The good thing is that a lot of people agree that the problems with development in different sub-Saharan African countries are very similar. Unlike some people who think institutions¹ are the primary problem with economic development in sub-saharan Africa, if you agree that culture² is the fundamental problem, then the culture needs to be evolved into something more desirable.
1. Acemoglu doesn't dig deeply enough. What makes up institutions, creates them in the first place, or has the ability to influence them?
Institutions run on culture set by the most stubborn, most dominant crop(s) of the population, whether they be in the minority (Cc Nassim Taleb's Intolerant Minority) or majority.
Stubborn, dominant people —> culture —> institutions —> 'fate'.
2. "The first thing to understand about humanity is that most human beings have very little character. They have minimal moral motivation, and weak internal motivations in general. They are easily swayed by circumstances, especially by people around them. So the reason why your neighbor doesn’t grab your wallet or punch you in the face when you annoy him is not that it would be wrong to do so. The reason is that it’s against the social norms — he doesn’t see other people doing that, he knows that other people would disapprove of it, and society might punish such behavior. That’s really the main reason.
People’s allegiance to social norms is emotional, not intellectual. They just feel like they have to follow the norms. So they’re not very subtle about it — e.g., people aren’t very good at distinguishing good social norms from bad ones. Also, some of the norms are vague and general, like “Treat people with a certain level of respect, even when you disagree with them."
The most valuable thing that America has — the thing that makes things go better in innumerable ways than the way they go in 99% of other societies — is not its wealth, nor its particular laws and policies, nor even its Constitution. The most valuable thing is a set of norms and institutions that managed to take hold and become stable. Or at least metastable.
How Norms Erode
Social norms can be eroded. The way they get eroded is essentially by visible norm-violations that are visibly tolerated. If you see other people around you flagrantly violating the (erstwhile) social norms, and if nothing happens to those people, or maybe they are even rewarded for their behavior, then your feeling that you have to follow social norms diminishes. You start to feel like maybe you’re living in a free-for-all zone and you can do whatever the hell you feel like. Unfortunately, what most people feel like doing is not good."

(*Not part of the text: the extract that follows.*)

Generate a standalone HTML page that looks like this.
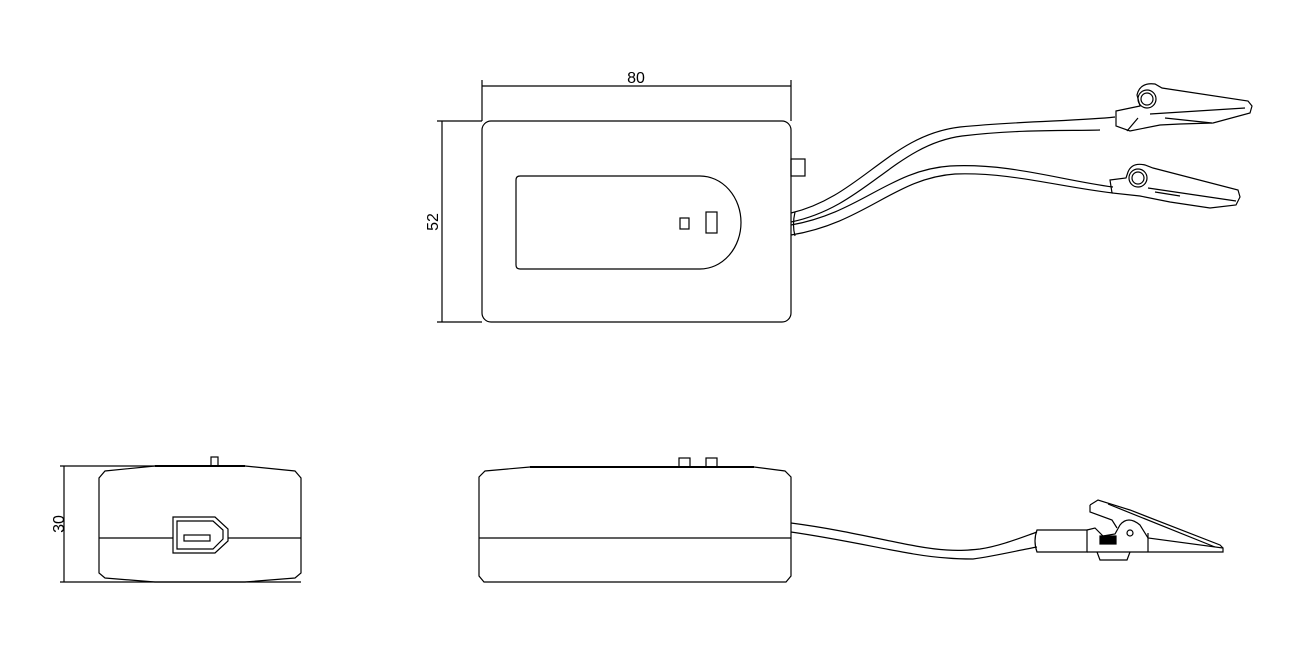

One of the several ways to begin to work on evolving culture is discussion: simply talking about things. There needs to be a local public discussion platform on which people with interesting thoughts around these parts can have conversations.

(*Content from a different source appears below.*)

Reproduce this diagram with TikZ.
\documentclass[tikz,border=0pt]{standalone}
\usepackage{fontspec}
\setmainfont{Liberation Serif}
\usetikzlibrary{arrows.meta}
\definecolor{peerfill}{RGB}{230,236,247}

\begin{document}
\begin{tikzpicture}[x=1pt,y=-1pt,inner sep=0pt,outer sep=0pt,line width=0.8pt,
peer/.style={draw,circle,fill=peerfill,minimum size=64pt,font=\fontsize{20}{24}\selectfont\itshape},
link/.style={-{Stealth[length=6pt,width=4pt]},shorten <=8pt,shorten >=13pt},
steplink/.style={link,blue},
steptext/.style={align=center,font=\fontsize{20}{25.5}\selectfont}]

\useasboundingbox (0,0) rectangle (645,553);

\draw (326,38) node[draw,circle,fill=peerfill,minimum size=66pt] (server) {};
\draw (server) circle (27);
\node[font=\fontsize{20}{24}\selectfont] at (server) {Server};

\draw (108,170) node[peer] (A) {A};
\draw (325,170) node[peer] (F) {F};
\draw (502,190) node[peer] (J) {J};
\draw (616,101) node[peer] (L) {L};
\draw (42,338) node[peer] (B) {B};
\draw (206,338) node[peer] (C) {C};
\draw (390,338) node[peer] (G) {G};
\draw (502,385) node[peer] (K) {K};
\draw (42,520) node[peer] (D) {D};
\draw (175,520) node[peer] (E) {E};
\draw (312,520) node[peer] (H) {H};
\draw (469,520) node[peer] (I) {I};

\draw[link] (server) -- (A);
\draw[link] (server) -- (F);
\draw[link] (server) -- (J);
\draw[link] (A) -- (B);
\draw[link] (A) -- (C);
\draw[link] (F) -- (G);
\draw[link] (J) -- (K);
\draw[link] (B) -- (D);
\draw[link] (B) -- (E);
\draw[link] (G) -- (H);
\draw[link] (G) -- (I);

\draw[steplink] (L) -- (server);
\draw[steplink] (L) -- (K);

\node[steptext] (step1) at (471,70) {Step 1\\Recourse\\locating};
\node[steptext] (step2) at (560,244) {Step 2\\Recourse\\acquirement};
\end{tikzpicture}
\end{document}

An asynchronous (no pressure, allows people to get involved if and only when they want to), text-based (efficient, allows optimal, refined structuring of thought), online (the internet kills geographical constraint) forum. Twitter fulfills these needs except one, which is a big flaw for a certain kind of community: centralization. Twitter conversations are scattered and difficult to follow, have no structure or moderation to them, or an effective archiving.
Something like this needs to exist for several reasons:
(i) Poor intellectual thought in the first place means people of decent intellectual thought are sparse. The only possible meeting point is via the internet.
(ii) Widespread poor culture including anti-intellectualism means attempting to understand and do better/differently is strongly discouraged. Conservatism in this sense doesn't only exist on this front. It pervades all aspects of life. People need visible local platforms so that it becomes clear that it is fine to not default-align with the poor convention.
(iii) People of decent intellectual thought already participate on global discussion platforms. But there's something to be benefited from conversations with people with similar in-person experiences as you; maybe they spark ideas on how to solve mutual problems?
Update: 26th May 2023. It looks like we are beginning this at r/OrbitSSA
Edit: 7th October 2023. I didn't tell the entire truth in this post. From an email I sent to an acquaintance in mid-2021: "The primary implicit goal of the forum is to create a network of interesting people who care about, and are interested in working on the long-term economic growth of different sub-saharan African countries.
In business terms: if the 'product' is working long-term on economic development in sub-saharan Africa; and the 'market' is smart, courageous people who want to work on hard, interesting things; the forum I think needs creating is 'marketing'.
Interesting discussion and writing is catnip for smart, interesting people."